There are wider implications at play here, though, because the information learned about Unicorn and Giraffe has made it now necessary to re-analyse so many other supposed black hole systems. It’s not as though Unicorn and Giraffe are special cases. There are hundreds of other systems like them out there, where researchers may have previously assumed a black hole is present when in fact there could be these super-spinning subgiant stars, instead. This is a study, then, that could have a major impact on stellar and black hole research in the future.

But what of the future of Unicorn and Giraffe specifically? Well, these wholly separate systems, linked together by their misplaced black hole hearts, are now arguably even more interesting to science than they previously had been. If predictions are correct, then their subgiant substitutes are set to one day become super-dense white dwarf stars; which are the burning hot cores of ancient low-mass stars. There’s no fusing of hydrogen into helium anymore, in a white dwarf star… and by some measures it’s dying. Although white dwarfs are also so hot that estimates are they’ll take billions, if not trillions, of years to cool down enough so that they no longer emit any light, at all. At which point they’ll have transformed into the hypothetical black dwarf; hypothetical because the universe isn’t old enough to have hosted one yet.

More broadly, scientists have long been interested in white dwarf binaries, the first of which was discovered in the 1960s. But until now we had never detected a binary system (like Unicorn and Giraffe) hosting pre-white dwarf stars, in quite the same way. These two structures, then, offer a very particular and rare glimpse into the evolution of stars, and of the universe.
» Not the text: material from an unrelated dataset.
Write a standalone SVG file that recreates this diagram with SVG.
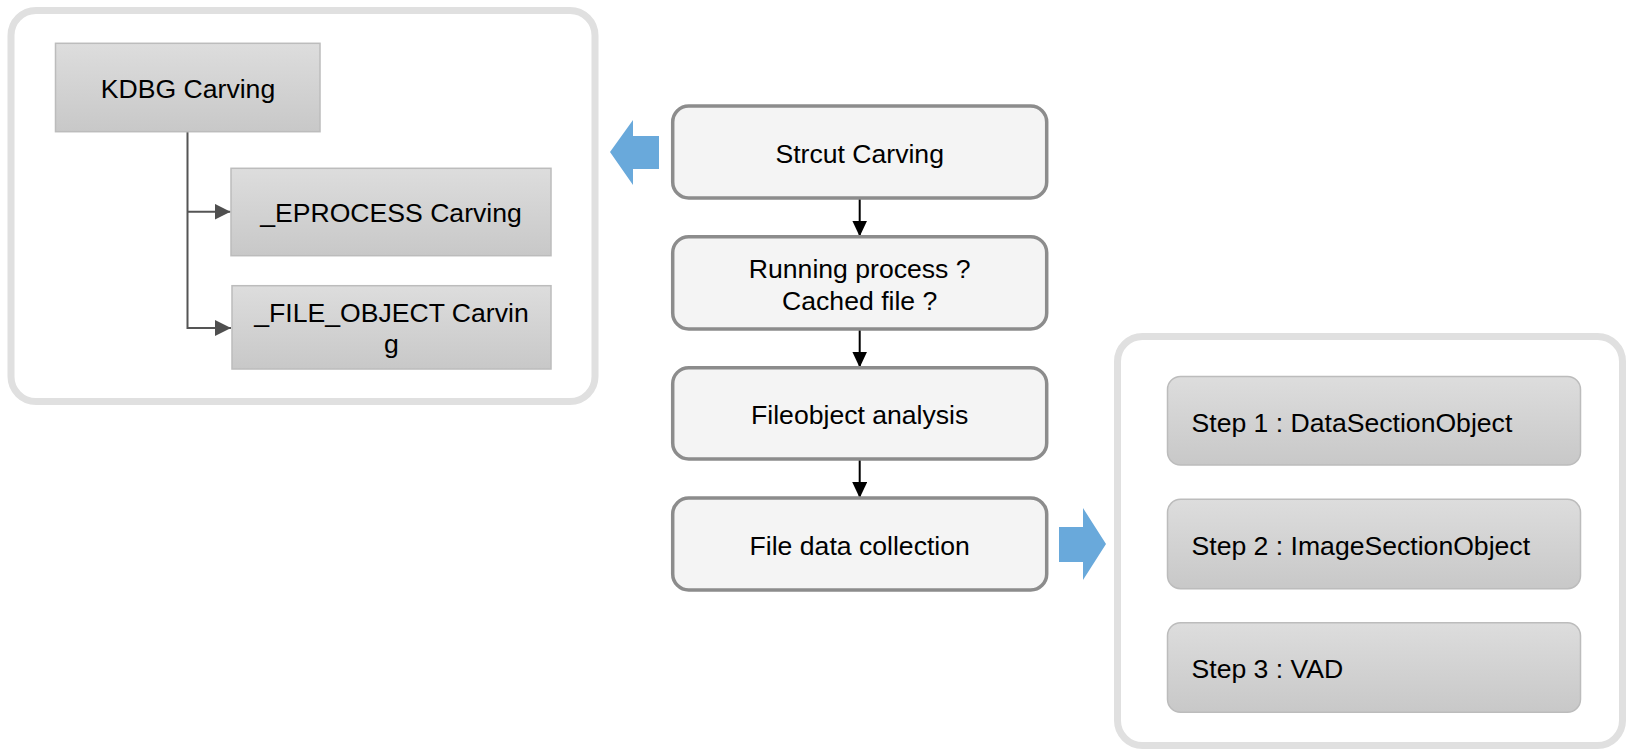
<svg xmlns="http://www.w3.org/2000/svg" width="1627" height="749" viewBox="0 0 1627 749">
  <defs>
    <linearGradient id="gray" x1="0" y1="0" x2="0" y2="1">
      <stop offset="0" stop-color="#dddddd"/>
      <stop offset="1" stop-color="#c8c8c8"/>
    </linearGradient>
    <marker id="headDark" viewBox="0 0 16 16" refX="16" refY="8" markerWidth="16" markerHeight="16" markerUnits="userSpaceOnUse" orient="auto">
      <path d="M0,0 L16,8 L0,16 Z" fill="#4f4f4f"/>
    </marker>
    <marker id="headBlack" viewBox="0 0 16 15" refX="16" refY="7.5" markerWidth="16" markerHeight="15" markerUnits="userSpaceOnUse" orient="auto">
      <path d="M0,0 L16,7.5 L0,15 Z" fill="#000000"/>
    </marker>
  </defs>
  <style>
    text { font-family: "Liberation Sans", Arial, Helvetica, sans-serif; font-size: 26.6px; fill: #000000; }
    .mid { text-anchor: middle; }
    .panel { fill: #ffffff; stroke: #e0e0e0; stroke-width: 7; }
    .sub { fill: url(#gray); stroke: #bcbcbc; stroke-width: 1.5; }
    .flow { fill: #f4f4f4; stroke: #8c8c8c; stroke-width: 3.5; }
    .tree { fill: none; stroke: #555555; stroke-width: 2; }
    .link { fill: none; stroke: #000000; stroke-width: 2; }
    .big { fill: #69a9db; }
  </style>

  <rect width="1627" height="749" fill="#ffffff"/>

  <!-- container panels -->
  <rect id="panel-carving" class="panel" x="11" y="10.5" width="584" height="391" rx="25"/>
  <rect id="panel-steps" class="panel" x="1117.5" y="336.5" width="505" height="409" rx="25"/>

  <!-- connectors -->
  <g id="connectors">
    <path class="tree" d="M187.5,131.7 V328 H231" marker-end="url(#headDark)"/>
    <path class="tree" d="M187.5,211.7 H230.5" marker-end="url(#headDark)"/>
    <path class="link" d="M859.7,198 V236.5" marker-end="url(#headBlack)"/>
    <path class="link" d="M859.7,329 V367.5" marker-end="url(#headBlack)"/>
    <path class="link" d="M859.7,459 V498" marker-end="url(#headBlack)"/>
    <!-- block arrows -->
    <polygon class="big" points="610,152 633,120 633,136 659,136 659,169 633,169 633,185"/>
    <polygon class="big" points="1059,527 1083,527 1083,508 1106,544 1083,580 1083,562 1059,562"/>
  </g>

  <!-- carving tree -->
  <g id="kdbg">
    <rect class="sub" x="55.5" y="43.3" width="264.5" height="88.4"/>
    <text class="mid" x="188" y="97.7">KDBG Carving</text>
  </g>
  <g id="eprocess">
    <rect class="sub" x="231" y="168.3" width="320" height="87.4"/>
    <text class="mid" x="391" y="221.7">_EPROCESS Carving</text>
  </g>
  <g id="file-object">
    <rect class="sub" x="232" y="285.7" width="319" height="83.3"/>
    <text class="mid" x="391.5" y="321.7">_FILE_OBJECT Carvin</text>
    <text class="mid" x="391.5" y="352.7">g</text>
  </g>

  <!-- main flow -->
  <g id="strcut-carving">
    <rect class="flow" x="672.7" y="106" width="374" height="92" rx="16"/>
    <text class="mid" x="859.7" y="163.3">Strcut Carving</text>
  </g>
  <g id="running-process">
    <rect class="flow" x="672.7" y="236.7" width="374" height="92.3" rx="16"/>
    <text class="mid" x="859.7" y="278.3">Running process ?</text>
    <text class="mid" x="859.7" y="310">Cached file ?</text>
  </g>
  <g id="fileobject-analysis">
    <rect class="flow" x="672.7" y="367.7" width="374" height="91.3" rx="16"/>
    <text class="mid" x="859.7" y="424.3">Fileobject analysis</text>
  </g>
  <g id="file-data-collection">
    <rect class="flow" x="672.7" y="498" width="374" height="92" rx="16"/>
    <text class="mid" x="859.7" y="555">File data collection</text>
  </g>

  <!-- section steps -->
  <g id="step-1">
    <rect class="sub" x="1167.5" y="376.5" width="413" height="88.5" rx="13"/>
    <text x="1191.5" y="431.7">Step 1 : DataSectionObject</text>
  </g>
  <g id="step-2">
    <rect class="sub" x="1167.5" y="499.3" width="413" height="89.4" rx="13"/>
    <text x="1191.5" y="555">Step 2 : ImageSectionObject</text>
  </g>
  <g id="step-3">
    <rect class="sub" x="1167.5" y="622.7" width="413" height="89.6" rx="13"/>
    <text x="1191.5" y="678.3">Step 3 : VAD</text>
  </g>
</svg>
Finally, this isn’t the first time that a black hole has turned out to be a misunderstood star, nor is it likely to be the last. Part of the mystery of black holes is that, sometimes, what we thought were black holes… actually aren’t. Another recent case concerned the binary system HR 6819 which, after fresh study in 2020, turned out to be two distinct stars as opposed to the two stars and one black hole it had been deemed to be previously. Again, astronomers were able to update our knowledge thanks primarily to improved star-gazing technology that wasn’t available before.

So, what now for black hole research and astronomy? One thing that this study highlights is that we’re still far away from having a foolproof method for detecting black holes in space. Massive enough black holes with especially luminous accretion disks are always going to be the easiest to find, but aside from these there is always the possibility for error. That’s what has happened here, but it’s also no major problem. What we now have, instead, is a window into a unique binary system, as well as a confirmed view of another star that will one day transform into a white dwarf. As astronomers believe that that’s what will happen to our star, the sun, eventually (in billions of years time and long after it, too, explodes out into a red giant) then what’s happening in Unicorn and Giraffe takes on even greater importance.

We live in a single star solar system, so any other kind of setup is a pretty alien concept for us. Which means that just because something isn’t what we thought it was at first, that doesn’t mean it’s not still phenomenally exciting. There’s always a silver lining, even when incorrectly attributed black holes are involved! And that’s why scientists might be wrong about hundreds of black holes.